Pour suivre les guerres et les combats actuels, suivez les pipelines
Si l’origine des basses besognes des
terroristes est dans la guerre en Irak et Syrie comment la stopper
là-bas ? Il faut d’abord pour cela ne pas se tromper sur ce qu’elle est.
Prenons un instant pour nous souvenir d’un commencement que les moins
de 24 ans n’ont pu connaître.
J’ai voté en 1991 contre la guerre en
Irak d’où est parti tout le chaos actuel. À l’époque, le président des
USA, George Bush avait annoncé qu’avec cette guerre allait naître un «
nouvel ordre mondial » après l’effondrement de l’URSS. La théorie du «
choc des civilisations » surgit en 1996 pour donner un habillage
idéologique au nouvel âge de l’Empire enfin débarrassé de son adversaire
et qui s’en cherchait un autre pour justifier son interventionnisme et
ses budgets d’armement. On voit en quoi ce nouvel ordre consiste. Si
vous voulez bien rire, cherchez les éditos d’alors signés par Alain
Duhamel ou Jean-Pierre Elkabbach et des autres grands prêtres de toutes
les guerres. Un an plus tard, en 1992 se tenait le premier « sommet de
la Terre » sur le climat à Rio de Janeiro. J’étais dans la délégation
française qui accompagnait François Mitterrand sur place.
Deux décennies plus tard, on sait ce
qu’il en est des belles résolutions « non contraignantes » de l’époque.

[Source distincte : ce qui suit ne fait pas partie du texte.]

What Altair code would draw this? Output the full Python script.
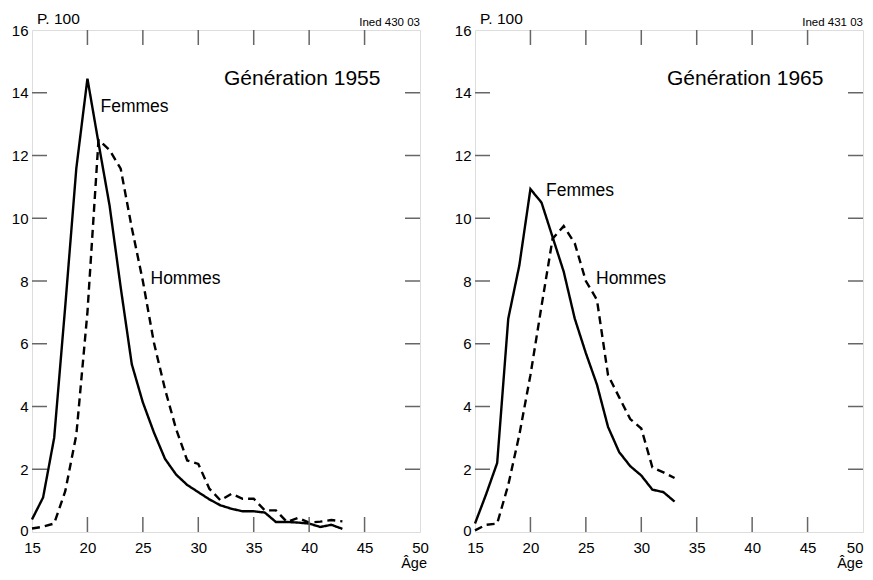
import altair as alt
import pandas as pd

# ---- data ----
ages_1955 = list(range(15, 44))
femmes_1955 = [0.4, 1.1, 3.0, 7.2, 11.6, 14.45, 12.4, 10.4, 7.8, 5.35, 4.13, 3.17, 2.33, 1.83,
               1.5, 1.27, 1.04, 0.85, 0.74, 0.66, 0.66, 0.62, 0.32, 0.32, 0.30, 0.27, 0.16, 0.23, 0.10]
hommes_1955 = [0.11, 0.17, 0.27, 1.3, 3.1, 7.0, 12.5, 12.17, 11.58, 9.7, 8.0, 6.03, 4.55, 3.28,
               2.28, 2.17, 1.38, 1.01, 1.22, 1.06, 1.06, 0.69, 0.69, 0.32, 0.45, 0.30, 0.33, 0.38, 0.34]

ages_1965 = list(range(15, 34))
femmes_1965 = [0.27, 1.2, 2.2, 6.8, 8.5, 10.93, 10.5, 9.4, 8.3, 6.8, 5.7, 4.7, 3.35, 2.55,
               2.1, 1.8, 1.35, 1.27, 0.97]
hommes_1965 = [0.05, 0.23, 0.27, 1.5, 3.1, 5.0, 7.2, 9.35, 9.75, 9.2, 8.0, 7.4, 5.0, 4.3,
               3.6, 3.3, 2.06, 1.9, 1.72]

x_labels = [15, 20, 25, 30, 35, 40, 45, 50]
y_labels = [0, 2, 4, 6, 8, 10, 12, 14, 16]
x_inner_ticks = [20, 25, 30, 35, 40, 45]
y_inner_ticks = [2, 4, 6, 8, 10, 12, 14]

W, H = 388, 502
FONT = "Liberation Sans"
TICK = 15


def panel(ages, fem, hom, gen_title, code, fem_xy, hom_xy, age_x, last_right):
    df = pd.DataFrame({
        "age": ages + ages,
        "val": fem + hom,
        "sexe": ["Femmes"] * len(ages) + ["Hommes"] * len(ages),
    })
    xs = alt.Scale(domain=[15, 50], nice=False, zero=False)
    ys = alt.Scale(domain=[0, 16], nice=False)
    x_align = alt.expr("datum.value == 50 ? 'right' : 'center'") if last_right else "center"
    lines = alt.Chart(df).mark_line(color="black", strokeWidth=2.4, strokeCap="butt").encode(
        x=alt.X("age:Q", scale=xs, title=None,
                axis=alt.Axis(values=x_labels, ticks=False, grid=False, domain=False,
                              labelFontSize=15, labelFont=FONT, labelColor="black",
                              labelPadding=8, labelFlush=False, labelAlign=x_align)),
        y=alt.Y("val:Q", scale=ys, title=None,
                axis=alt.Axis(values=y_labels, ticks=False, grid=False, domain=False,
                              labelFontSize=15, labelFont=FONT, labelColor="black",
                              labelPadding=4, labelFlush=False,
                              labelOffset=alt.expr("datum.value == 0 ? -2 : 0"))),
        strokeDash=alt.StrokeDash("sexe:N", legend=None,
                                  scale=alt.Scale(domain=["Femmes", "Hommes"],
                                                  range=[[1, 0], [8, 5]])),
    )
    tdf_y = pd.DataFrame({"t": y_inner_ticks})
    tdf_x = pd.DataFrame({"t": x_inner_ticks})
    tick_style = dict(color="#666", strokeWidth=1.5)
    yl = alt.Chart(tdf_y).mark_rule(**tick_style).encode(
        y=alt.Y("t:Q", scale=ys), x=alt.value(0), x2=alt.value(TICK))
    yr = alt.Chart(tdf_y).mark_rule(**tick_style).encode(
        y=alt.Y("t:Q", scale=ys), x=alt.value(W - TICK), x2=alt.value(W))
    xt = alt.Chart(tdf_x).mark_rule(**tick_style).encode(
        x=alt.X("t:Q", scale=xs), y=alt.value(0), y2=alt.value(TICK))
    xb = alt.Chart(tdf_x).mark_rule(**tick_style).encode(
        x=alt.X("t:Q", scale=xs), y=alt.value(H - TICK), y2=alt.value(H))

    one = alt.Data(values=[{}])

    def txt(s, x, y, size, align="left"):
        return alt.Chart(one).mark_text(text=s, font=FONT, fontSize=size, align=align,
                                        baseline="alphabetic", color="black").encode(
            x=alt.value(x), y=alt.value(y))

    texts = [
        txt("P. 100", 5, -6, 15.5),
        txt(code, W, -4, 11.5, "right"),
        txt(gen_title, 192, 55, 21),
        txt("Femmes", fem_xy[0], fem_xy[1], 17.5),
        txt("Hommes", hom_xy[0], hom_xy[1], 17.5),
        txt("Âge", age_x, H + 36.3, 14.5, "right"),
    ]
    return alt.layer(lines, yl, yr, xt, xb, *texts).properties(width=W, height=H)


left = panel(ages_1955, femmes_1955, hommes_1955, "Génération 1955", "Ined 430 03",
             (68.5, 81.5), (118.5, 254), W + 7, False)
right = panel(ages_1965, femmes_1965, hommes_1965, "Génération 1965", "Ined 431 03",
              (71, 166), (121, 254), W, True)

chart = alt.hconcat(left, right, spacing=55, bounds="flush").properties(
    padding={"left": 2, "top": 3, "right": 0, "bottom": 0}
).configure_view(stroke="#111", strokeWidth=1.2).configure(background="white")

chart.save("out.html", embed_options={"renderer": "svg", "actions": False})
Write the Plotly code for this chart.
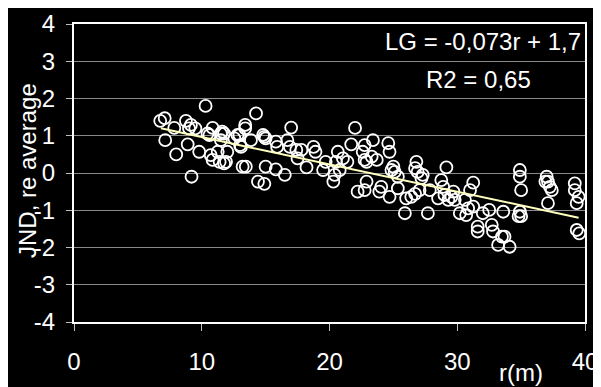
import plotly.graph_objects as go

# Data
r_m = [
    6.75, 7.1, 7.85, 8.76, 9.15, 9.5, 7.14, 8.0, 8.9, 9.8, 9.2, 10.3, 10.85, 10.6, 10.7, 11.25, 11.5, 11.4,
    9.0, 10.45, 11.6, 11.5, 10.85, 11.75, 12.55, 12.95, 13.07,
    14.25, 13.4, 12.8, 13.4, 11.75, 12.0, 11.9, 13.0, 13.85, 13.2, 13.45, 14.4, 14.9, 15.0, 15.8, 16.5,
    14.9, 15.0, 14.8, 15.8, 15.9, 17.0, 16.7, 16.9, 17.4, 17.5,
    17.8, 18.75, 18.9, 18.2, 19.5, 19.7, 20.65, 20.5, 20.8, 20.4, 20.3, 21.4, 21.05, 22.0, 21.7,
    22.75, 22.6, 22.9, 22.75, 23.4, 22.2, 22.75, 22.9, 23.3,
    23.7, 24.6, 24.7, 25.0, 24.85, 25.1, 25.35, 24.05, 23.9, 24.7, 25.35, 25.9, 26.0, 26.4, 26.7,
    26.8, 26.7, 26.9, 27.3, 27.2, 27.05, 27.7, 27.85, 28.75, 28.9, 29.15, 28.5, 29.0, 29.3,
    29.55, 29.8, 29.7, 31.25, 31.0, 30.6, 30.85, 30.2, 30.7, 31.25, 31.6, 31.6, 32.0, 32.5, 32.7, 32.8,
    33.6, 33.2, 33.5, 33.7, 34.1, 34.9, 34.9, 35.0, 34.8, 34.9, 35.0,
    37.0, 37.1, 37.25, 36.9, 37.4, 37.1, 39.2, 39.2, 39.5, 39.35, 39.35, 39.55,
]
jnd_re_avg = [
    1.40, 1.47, 1.21, 1.40, 1.29, 1.20, 0.88, 0.50, 0.77, 0.57, -0.10, 1.80, 1.21, 1.02, 0.48, 0.57, 1.06, 0.30,
    1.20, 1.06, 1.11, 0.88, 0.35, 0.26, 0.93, 1.02, 0.70,
    1.60, 1.29, 1.02, 1.20, 1.06, 0.57, 0.30, 0.75, 0.88, 0.17, 0.17, -0.23, -0.29, 0.17, 0.10, -0.05,
    0.97, 0.93, 1.02, 0.84, 0.70, 1.22, 0.88, 0.70, 0.62, 0.39,
    0.62, 0.70, 0.57, 0.15, 0.08, 0.30, 0.57, 0.30, 0.08, -0.05, -0.23, 0.30, 0.39, 1.21, 0.77,
    0.75, 0.57, 0.30, 0.35, 0.88, -0.50, -0.46, -0.23, 0.44,
    0.35, 0.80, 0.57, 0.17, 0.08, 0.03, -0.10, -0.37, -0.50, -0.64, -0.41, -1.08, -0.68, -0.64, -0.56,
    0.30, 0.13, 0.03, -0.05, -0.14, -0.46, -1.08, -0.46, -0.19, -0.37, 0.15, -0.68, -0.59, -0.72,
    -0.64, -0.72, -0.50, -0.26, -0.46, -0.72, -0.95, -1.08, -1.13, -0.90, -1.44, -1.57, -1.08, -0.99, -1.39, -1.57,
    -1.04, -1.93, -1.71, -1.71, -1.98, 0.08, -0.10, -0.46, -1.16, -1.04, -1.16,
    -0.10, -0.23, -0.37, -0.23, -0.46, -0.81, -0.28, -0.46, -0.64, -0.81, -1.53, -1.62,
]
trend_r = [6.8, 39.5]
trend_y = [1.2, -1.2]
x_ticks = [0, 10, 20, 30, 40]
y_ticks = [-4, -3, -2, -1, 0, 1, 2, 3, 4]
y_tick_labels = ["-4", "-3", "-2", "-1", "0", "1", "2", "3", "4"]

FONT = "Liberation Sans, Arial, sans-serif"
FS = 24

fig = go.Figure()
fig.add_trace(go.Scatter(
    x=r_m, y=jnd_re_avg, mode="markers",
    marker=dict(symbol="circle-open", size=12, color="white", line=dict(width=1.8, color="white")),
    showlegend=False, hoverinfo="skip", cliponaxis=False,
))
fig.add_trace(go.Scatter(
    x=trend_r, y=trend_y, mode="lines",
    line=dict(color="#FFFFC0", width=2),
    showlegend=False, hoverinfo="skip",
))

# page body has an 8px margin, so the figure is sized to end at the window edge
fig.update_layout(
    width=593, height=379,
    paper_bgcolor="black", plot_bgcolor="black",
    margin=dict(l=66, r=16, t=16, b=65, autoexpand=False),
    font=dict(family=FONT, size=FS, color="white"),
    xaxis=dict(
        range=[0, 40], tickvals=x_ticks, ticks="outside", ticklen=7, tickcolor="#c0c0c0", tickwidth=1,
        showgrid=False, zeroline=False, showline=True, linecolor="white", linewidth=2, mirror=True,
        tickfont=dict(family=FONT, size=FS, color="white"), ticklabelstandoff=10, automargin=False,
    ),
    yaxis=dict(
        range=[-4, 4], tickvals=y_ticks, ticktext=y_tick_labels, ticks="outside", ticklen=6,
        tickcolor="#c0c0c0", tickwidth=1,
        showgrid=True, gridcolor="#8a8a8a", gridwidth=1, zeroline=False,
        showline=True, linecolor="white", linewidth=2, mirror=True,
        tickfont=dict(family=FONT, size=FS, color="white"), ticklabelstandoff=6, automargin=False,
    ),
    annotations=[
        dict(text="LG = -0,073r + 1,7", x=39.85, y=3.52, xref="x", yref="y",
             xanchor="right", yanchor="middle", showarrow=False, font=dict(family=FONT, size=FS, color="white")),
        dict(text="R2 = 0,65", x=35.95, y=2.5, xref="x", yref="y",
             xanchor="right", yanchor="middle", showarrow=False, font=dict(family=FONT, size=FS, color="white")),
        dict(text="JND, re average", x=-0.092, y=0.51, xref="paper", yref="paper", textangle=-90,
             xanchor="center", yanchor="middle", showarrow=False, font=dict(family=FONT, size=FS, color="white")),
        dict(text="r(m)", x=0.875, y=-0.171, xref="paper", yref="paper",
             xanchor="center", yanchor="middle", showarrow=False, font=dict(family=FONT, size=FS, color="white")),
    ],
)

fig.write_html("out.html")
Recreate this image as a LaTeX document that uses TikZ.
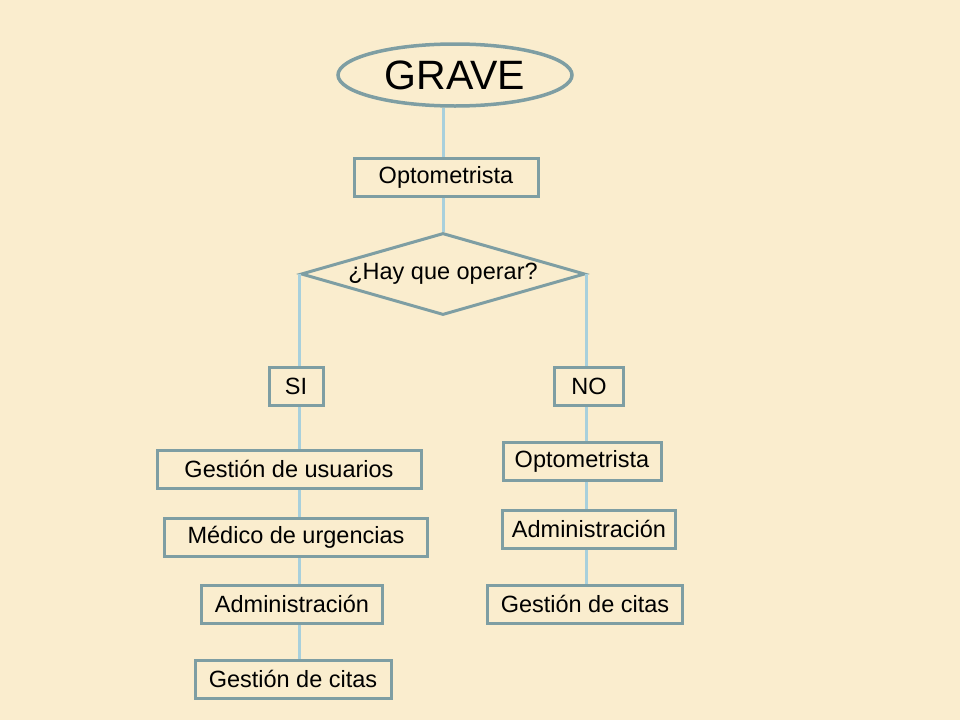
\documentclass[tikz,border=0pt]{standalone}
\usepackage{fontspec}
\setmainfont{Liberation Sans}
\usetikzlibrary{shapes.geometric}
\definecolor{pergamino}{RGB}{250,237,206}
\definecolor{borde}{RGB}{126,158,163}
\definecolor{celeste}{RGB}{168,208,220}
\tikzset{
  caja/.style={draw=borde, line width=3pt, rectangle, inner sep=0pt,
    minimum height=38pt, font=\fontsize{23.5}{28}\selectfont},
  elipse/.style={draw=borde, line width=3.5pt, ellipse, inner sep=0pt,
    minimum width=234pt, minimum height=62pt, font=\fontsize{41}{48}\selectfont},
  rombo/.style={draw=borde, line width=3pt, diamond, inner sep=0pt, aspect=3.46,
    minimum width=284pt, minimum height=82pt, font=\fontsize{23.5}{28}\selectfont},
  linea/.style={draw=celeste, line width=3pt}
}
\begin{document}
\begin{tikzpicture}[x=1pt,y=-1pt]
\fill[pergamino] (0,0) rectangle (960,720);
\useasboundingbox (0,0) rectangle (960,720);

% tronco comun
\node[elipse] (grave) at (455,75) {GRAVE};
\node[caja, minimum width=184pt] (opt) at (446,177) {Optometrista};
\node[rombo] (pregunta) at (443,274) {¿Hay que operar?};

% rama SI
\foreach \nombre/\cx/\cy/\ancho/\texto in {
    si/296/386/54/SI,
    usu/289/469/264/Gestión de usuarios,
    med/296/537/263/Médico de urgencias,
    admi/292/604/181/Administración,
    citi/293/679/196/Gestión de citas} {
  \node[caja, minimum width=\ancho pt] (\nombre) at (\cx,\cy) {\texto};
}

% rama NO
\foreach \nombre/\cx/\cy/\ancho/\texto in {
    no/589/386/69/NO,
    optd/582/461/158/Optometrista,
    admd/589/529/173/Administración,
    citd/585/604/195/Gestión de citas} {
  \node[caja, minimum width=\ancho pt] (\nombre) at (\cx,\cy) {\texto};
}

% conectores
\coordinate (eje) at (pregunta.north);
\coordinate (izq) at (pregunta.west);
\coordinate (der) at (pregunta.east);
\draw[linea] (grave.south -| eje) -- (opt.north -| eje);
\draw[linea] (opt.south -| eje) -- (pregunta.north);
\draw[linea] (izq) -- (si.north -| izq);
\draw[linea] (der) -- (no.north -| der);
\foreach \a/\b in {si/usu, usu/med, med/admi, admi/citi}
  \draw[linea] (\a.south -| izq) -- (\b.north -| izq);
\foreach \a/\b in {no/optd, optd/admd, admd/citd}
  \draw[linea] (\a.south -| der) -- (\b.north -| der);
\end{tikzpicture}
\end{document}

Le même Bush avait annoncé : « le mode de vie américain n’est pas
négociable ». Dans l’un et l’autre cas, je ne dis rien de la façon dont
furent traités les gens comme moi, qualifiés de suppôts des crimes de
Saddam Hussein et « d’anti-américanistes primaires ». Ceci m’est
l’occasion de vous dire combien le temps long est le temps du réel qui
se construit tandis que le temps court des effets de communication et
des emballements est un temps vain, source d’erreurs tragiques. Vous
verrez bientôt ce que valent les décisions, élaborées en pleine crise
émotive cette fois ci, le super état d’urgence et la reforme
constitutionnelle décidée par François Hollande moins de 60 heures après
le massacre du 13 novembre…
En ce qui concerne le nouvel épisode
actuel de la guerre commencée en 1991, Alain Billon, mon maître en la
matière, bien malade aujourd’hui, m’a enseigné à ne pas perdre de vue
les niveaux qui s’empilent pour former le terrain du conflit. Mais c’est
sur la dernière couche que fleurissent les évènements. Je laisse donc
de côté ici le conflit israélo-palestinien. Les autres strates qui
entrent en jeu sont souvent moins bien perçues en Europe. On connaît
l’antique rivalité des Perses et des Arabes dans la région. On connaît
aussi celle plus actuelle entre les monarchies et les autres régimes de
la région qui ont à tour de rôle menacé leur existence archaïque :
nassérisme, panarabisme, socialisme, baassisme (en Syrie et Irak) et à
présent l’actuelle République tunisienne, du fait de sa constitution
démocratique et de sa façon d’opérer la séparation du religieux et du
politique dans les institutions. On sait quel rôle joue la question
kurde et l’inflexible détermination du peuple kurde réparti entre quatre
pays. Et on sait aussi que tous les conflits finissent par transiter
par l’opposition religieuse entre sunnites et chiites, sans oublier
celles qui opposent ou allient les sous-composantes de chacune de ces
branches de l’islam dans la région, et ce n’est pas du tout un détail.
Sans oublier non plus la prégnance du tribalisme. Évidemment, à mesure
que les structures étatiques sont détruites, la société glisse par pans
vers les autres niveaux d’organisation qu’elle contient et qui n’ont
jamais été effacés.
Alors l’observateur superficiel peut
croire que la situation qu’il voit a toujours été. En réalité, il ne
voit qu’un état transitoire de décomposition de la société. Tout cela
joue. Mais plus que tout joue l’accès au pétrole et au gaz, les points
de passage des pipelines. Ils étaient les enjeux de la première guerre
du Golfe. Ils étaient la vraie cause de l’intervention en Afghanistan.
Ils sont au cœur de la lutte présente. Pour suivre les guerres et les
combats actuels, suivez les pipelines.